■ Problem to work on: Transcribe the material verbatim in full; the pictures do not belong in the copy.

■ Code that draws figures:
-- BEGIN --

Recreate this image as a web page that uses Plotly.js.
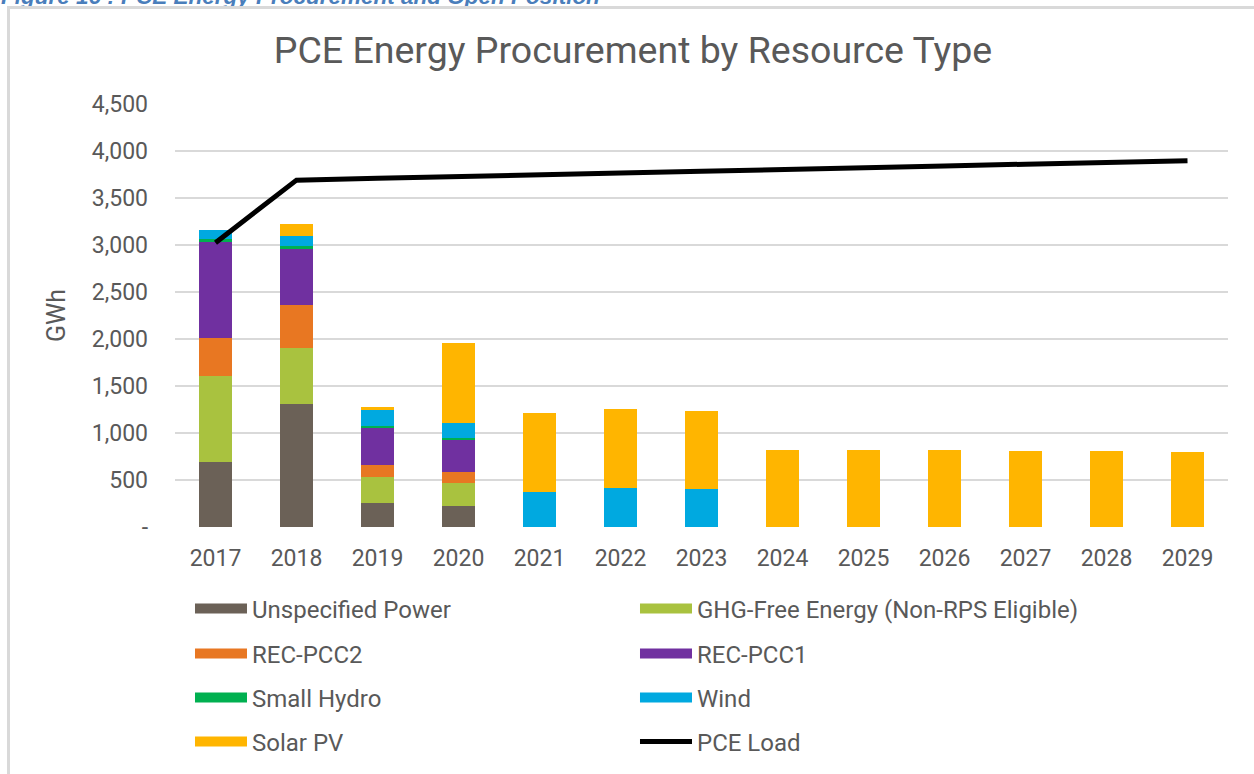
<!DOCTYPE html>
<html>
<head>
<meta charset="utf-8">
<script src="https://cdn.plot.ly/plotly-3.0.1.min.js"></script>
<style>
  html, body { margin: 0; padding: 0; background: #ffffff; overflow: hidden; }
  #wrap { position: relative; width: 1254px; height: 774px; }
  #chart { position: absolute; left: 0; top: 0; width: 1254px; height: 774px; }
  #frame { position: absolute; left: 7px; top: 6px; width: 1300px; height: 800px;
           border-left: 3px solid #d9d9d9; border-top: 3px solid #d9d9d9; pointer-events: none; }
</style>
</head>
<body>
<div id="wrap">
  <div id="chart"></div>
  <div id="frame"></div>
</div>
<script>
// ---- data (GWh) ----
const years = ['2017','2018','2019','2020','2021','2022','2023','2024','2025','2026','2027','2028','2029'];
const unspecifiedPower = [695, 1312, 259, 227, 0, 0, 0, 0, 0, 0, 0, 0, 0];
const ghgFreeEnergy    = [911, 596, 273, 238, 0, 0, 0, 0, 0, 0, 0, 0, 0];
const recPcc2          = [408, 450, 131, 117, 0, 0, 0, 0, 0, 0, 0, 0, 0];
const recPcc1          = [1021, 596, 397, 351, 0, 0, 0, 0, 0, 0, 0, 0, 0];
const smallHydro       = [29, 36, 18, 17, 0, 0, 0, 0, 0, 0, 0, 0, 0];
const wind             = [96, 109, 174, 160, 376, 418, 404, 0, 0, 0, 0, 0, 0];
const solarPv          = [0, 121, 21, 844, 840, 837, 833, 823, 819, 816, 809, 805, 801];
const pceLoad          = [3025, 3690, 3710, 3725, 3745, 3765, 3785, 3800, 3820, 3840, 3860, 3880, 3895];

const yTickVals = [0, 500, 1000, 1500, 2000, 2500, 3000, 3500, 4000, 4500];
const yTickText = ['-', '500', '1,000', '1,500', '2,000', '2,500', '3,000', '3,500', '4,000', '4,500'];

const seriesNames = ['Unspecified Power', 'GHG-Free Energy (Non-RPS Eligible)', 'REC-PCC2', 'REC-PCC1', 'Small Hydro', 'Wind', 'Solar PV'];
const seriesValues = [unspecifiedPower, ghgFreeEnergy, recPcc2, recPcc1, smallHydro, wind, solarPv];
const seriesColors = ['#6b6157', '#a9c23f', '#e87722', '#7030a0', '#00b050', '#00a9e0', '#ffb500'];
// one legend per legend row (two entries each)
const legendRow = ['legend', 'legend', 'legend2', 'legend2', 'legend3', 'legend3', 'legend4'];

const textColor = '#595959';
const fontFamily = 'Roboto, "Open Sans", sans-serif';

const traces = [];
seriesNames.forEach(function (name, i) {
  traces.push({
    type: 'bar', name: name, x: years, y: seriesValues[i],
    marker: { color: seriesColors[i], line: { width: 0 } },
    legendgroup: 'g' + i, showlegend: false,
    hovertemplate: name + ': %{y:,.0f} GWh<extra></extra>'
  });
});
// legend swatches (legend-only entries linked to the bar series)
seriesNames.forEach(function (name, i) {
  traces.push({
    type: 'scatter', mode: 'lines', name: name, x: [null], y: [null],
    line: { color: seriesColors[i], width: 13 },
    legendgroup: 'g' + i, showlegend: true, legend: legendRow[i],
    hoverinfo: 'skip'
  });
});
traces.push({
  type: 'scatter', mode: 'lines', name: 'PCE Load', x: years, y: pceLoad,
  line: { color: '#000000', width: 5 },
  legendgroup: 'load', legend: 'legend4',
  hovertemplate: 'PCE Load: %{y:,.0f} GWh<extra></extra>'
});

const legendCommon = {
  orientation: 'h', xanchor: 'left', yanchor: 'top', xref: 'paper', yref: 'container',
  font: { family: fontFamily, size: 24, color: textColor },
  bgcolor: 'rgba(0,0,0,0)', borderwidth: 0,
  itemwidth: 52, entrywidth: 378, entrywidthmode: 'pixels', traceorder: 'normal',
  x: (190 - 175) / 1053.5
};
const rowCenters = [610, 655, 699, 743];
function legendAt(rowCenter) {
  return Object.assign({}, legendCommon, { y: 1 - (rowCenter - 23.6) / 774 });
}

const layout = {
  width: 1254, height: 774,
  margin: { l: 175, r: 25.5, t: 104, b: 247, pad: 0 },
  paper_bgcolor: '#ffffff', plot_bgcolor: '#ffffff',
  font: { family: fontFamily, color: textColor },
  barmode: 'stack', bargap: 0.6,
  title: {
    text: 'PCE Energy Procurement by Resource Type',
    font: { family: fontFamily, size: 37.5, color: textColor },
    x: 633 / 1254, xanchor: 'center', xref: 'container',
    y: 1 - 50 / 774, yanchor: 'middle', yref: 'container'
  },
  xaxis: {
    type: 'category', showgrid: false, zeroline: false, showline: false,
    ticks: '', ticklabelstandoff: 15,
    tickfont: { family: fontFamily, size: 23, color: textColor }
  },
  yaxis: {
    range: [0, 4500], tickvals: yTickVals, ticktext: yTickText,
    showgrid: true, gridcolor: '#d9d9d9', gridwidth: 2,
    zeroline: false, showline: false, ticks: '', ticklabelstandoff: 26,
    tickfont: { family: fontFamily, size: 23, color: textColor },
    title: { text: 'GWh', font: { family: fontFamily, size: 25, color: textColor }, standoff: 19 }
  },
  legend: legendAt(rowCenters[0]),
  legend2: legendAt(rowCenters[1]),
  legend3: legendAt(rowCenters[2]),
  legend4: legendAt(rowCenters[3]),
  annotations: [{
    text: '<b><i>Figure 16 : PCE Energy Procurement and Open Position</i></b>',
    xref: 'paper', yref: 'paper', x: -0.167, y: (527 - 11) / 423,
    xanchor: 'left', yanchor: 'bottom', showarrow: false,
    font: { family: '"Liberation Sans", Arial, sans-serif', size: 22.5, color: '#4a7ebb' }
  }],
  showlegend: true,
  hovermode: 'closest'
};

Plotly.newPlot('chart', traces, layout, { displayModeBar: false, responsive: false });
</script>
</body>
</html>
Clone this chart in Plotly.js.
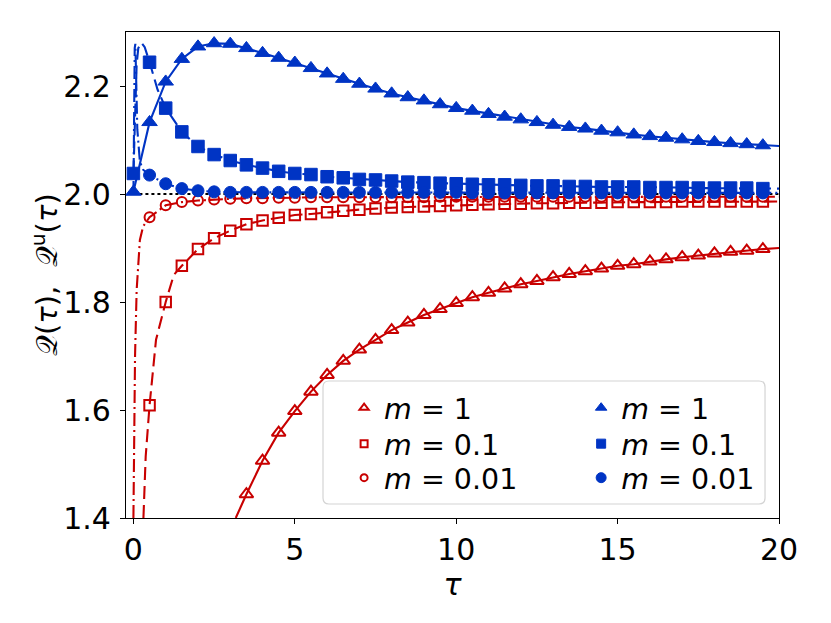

-- END --

■ Completed task:
Recreate this image as a web page that uses Plotly.js.
<!DOCTYPE html>
<html>
<head>
<meta charset="utf-8">
<script src="https://cdn.plot.ly/plotly-3.0.1.min.js"></script>
<style>
  html, body { margin: 0; padding: 0; background: #ffffff; overflow: hidden; }
  #wrap { position: relative; width: 1254px; height: 774px; }
  #chart { position: absolute; left: 0; top: 0; width: 1254px; height: 774px; }
  #frame { position: absolute; left: 7px; top: 6px; width: 1300px; height: 800px;
           border-left: 3px solid #d9d9d9; border-top: 3px solid #d9d9d9; pointer-events: none; }
</style>
</head>
<body>
<div id="wrap">
  <div id="chart"></div>
  <div id="frame"></div>
</div>
<script>
// ---- data (GWh) ----
const years = ['2017','2018','2019','2020','2021','2022','2023','2024','2025','2026','2027','2028','2029'];
const unspecifiedPower = [695, 1312, 259, 227, 0, 0, 0, 0, 0, 0, 0, 0, 0];
const ghgFreeEnergy    = [911, 596, 273, 238, 0, 0, 0, 0, 0, 0, 0, 0, 0];
const recPcc2          = [408, 450, 131, 117, 0, 0, 0, 0, 0, 0, 0, 0, 0];
const recPcc1          = [1021, 596, 397, 351, 0, 0, 0, 0, 0, 0, 0, 0, 0];
const smallHydro       = [29, 36, 18, 17, 0, 0, 0, 0, 0, 0, 0, 0, 0];
const wind             = [96, 109, 174, 160, 376, 418, 404, 0, 0, 0, 0, 0, 0];
const solarPv          = [0, 121, 21, 844, 840, 837, 833, 823, 819, 816, 809, 805, 801];
const pceLoad          = [3025, 3690, 3710, 3725, 3745, 3765, 3785, 3800, 3820, 3840, 3860, 3880, 3895];

const yTickVals = [0, 500, 1000, 1500, 2000, 2500, 3000, 3500, 4000, 4500];
const yTickText = ['-', '500', '1,000', '1,500', '2,000', '2,500', '3,000', '3,500', '4,000', '4,500'];

const seriesNames = ['Unspecified Power', 'GHG-Free Energy (Non-RPS Eligible)', 'REC-PCC2', 'REC-PCC1', 'Small Hydro', 'Wind', 'Solar PV'];
const seriesValues = [unspecifiedPower, ghgFreeEnergy, recPcc2, recPcc1, smallHydro, wind, solarPv];
const seriesColors = ['#6b6157', '#a9c23f', '#e87722', '#7030a0', '#00b050', '#00a9e0', '#ffb500'];
// one legend per legend row (two entries each)
const legendRow = ['legend', 'legend', 'legend2', 'legend2', 'legend3', 'legend3', 'legend4'];

const textColor = '#595959';
const fontFamily = 'Roboto, "Open Sans", sans-serif';

const traces = [];
seriesNames.forEach(function (name, i) {
  traces.push({
    type: 'bar', name: name, x: years, y: seriesValues[i],
    marker: { color: seriesColors[i], line: { width: 0 } },
    legendgroup: 'g' + i, showlegend: false,
    hovertemplate: name + ': %{y:,.0f} GWh<extra></extra>'
  });
});
// legend swatches (legend-only entries linked to the bar series)
seriesNames.forEach(function (name, i) {
  traces.push({
    type: 'scatter', mode: 'lines', name: name, x: [null], y: [null],
    line: { color: seriesColors[i], width: 13 },
    legendgroup: 'g' + i, showlegend: true, legend: legendRow[i],
    hoverinfo: 'skip'
  });
});
traces.push({
  type: 'scatter', mode: 'lines', name: 'PCE Load', x: years, y: pceLoad,
  line: { color: '#000000', width: 5 },
  legendgroup: 'load', legend: 'legend4',
  hovertemplate: 'PCE Load: %{y:,.0f} GWh<extra></extra>'
});

const legendCommon = {
  orientation: 'h', xanchor: 'left', yanchor: 'top', xref: 'paper', yref: 'container',
  font: { family: fontFamily, size: 24, color: textColor },
  bgcolor: 'rgba(0,0,0,0)', borderwidth: 0,
  itemwidth: 52, entrywidth: 378, entrywidthmode: 'pixels', traceorder: 'normal',
  x: (190 - 175) / 1053.5
};
const rowCenters = [610, 655, 699, 743];
function legendAt(rowCenter) {
  return Object.assign({}, legendCommon, { y: 1 - (rowCenter - 23.6) / 774 });
}

const layout = {
  width: 1254, height: 774,
  margin: { l: 175, r: 25.5, t: 104, b: 247, pad: 0 },
  paper_bgcolor: '#ffffff', plot_bgcolor: '#ffffff',
  font: { family: fontFamily, color: textColor },
  barmode: 'stack', bargap: 0.6,
  title: {
    text: 'PCE Energy Procurement by Resource Type',
    font: { family: fontFamily, size: 37.5, color: textColor },
    x: 633 / 1254, xanchor: 'center', xref: 'container',
    y: 1 - 50 / 774, yanchor: 'middle', yref: 'container'
  },
  xaxis: {
    type: 'category', showgrid: false, zeroline: false, showline: false,
    ticks: '', ticklabelstandoff: 15,
    tickfont: { family: fontFamily, size: 23, color: textColor }
  },
  yaxis: {
    range: [0, 4500], tickvals: yTickVals, ticktext: yTickText,
    showgrid: true, gridcolor: '#d9d9d9', gridwidth: 2,
    zeroline: false, showline: false, ticks: '', ticklabelstandoff: 26,
    tickfont: { family: fontFamily, size: 23, color: textColor },
    title: { text: 'GWh', font: { family: fontFamily, size: 25, color: textColor }, standoff: 19 }
  },
  legend: legendAt(rowCenters[0]),
  legend2: legendAt(rowCenters[1]),
  legend3: legendAt(rowCenters[2]),
  legend4: legendAt(rowCenters[3]),
  annotations: [{
    text: '<b><i>Figure 16 : PCE Energy Procurement and Open Position</i></b>',
    xref: 'paper', yref: 'paper', x: -0.167, y: (527 - 11) / 423,
    xanchor: 'left', yanchor: 'bottom', showarrow: false,
    font: { family: '"Liberation Sans", Arial, sans-serif', size: 22.5, color: '#4a7ebb' }
  }],
  showlegend: true,
  hovermode: 'closest'
};

Plotly.newPlot('chart', traces, layout, { displayModeBar: false, responsive: false });
</script>
</body>
</html>
Clone this chart in Plotly.js.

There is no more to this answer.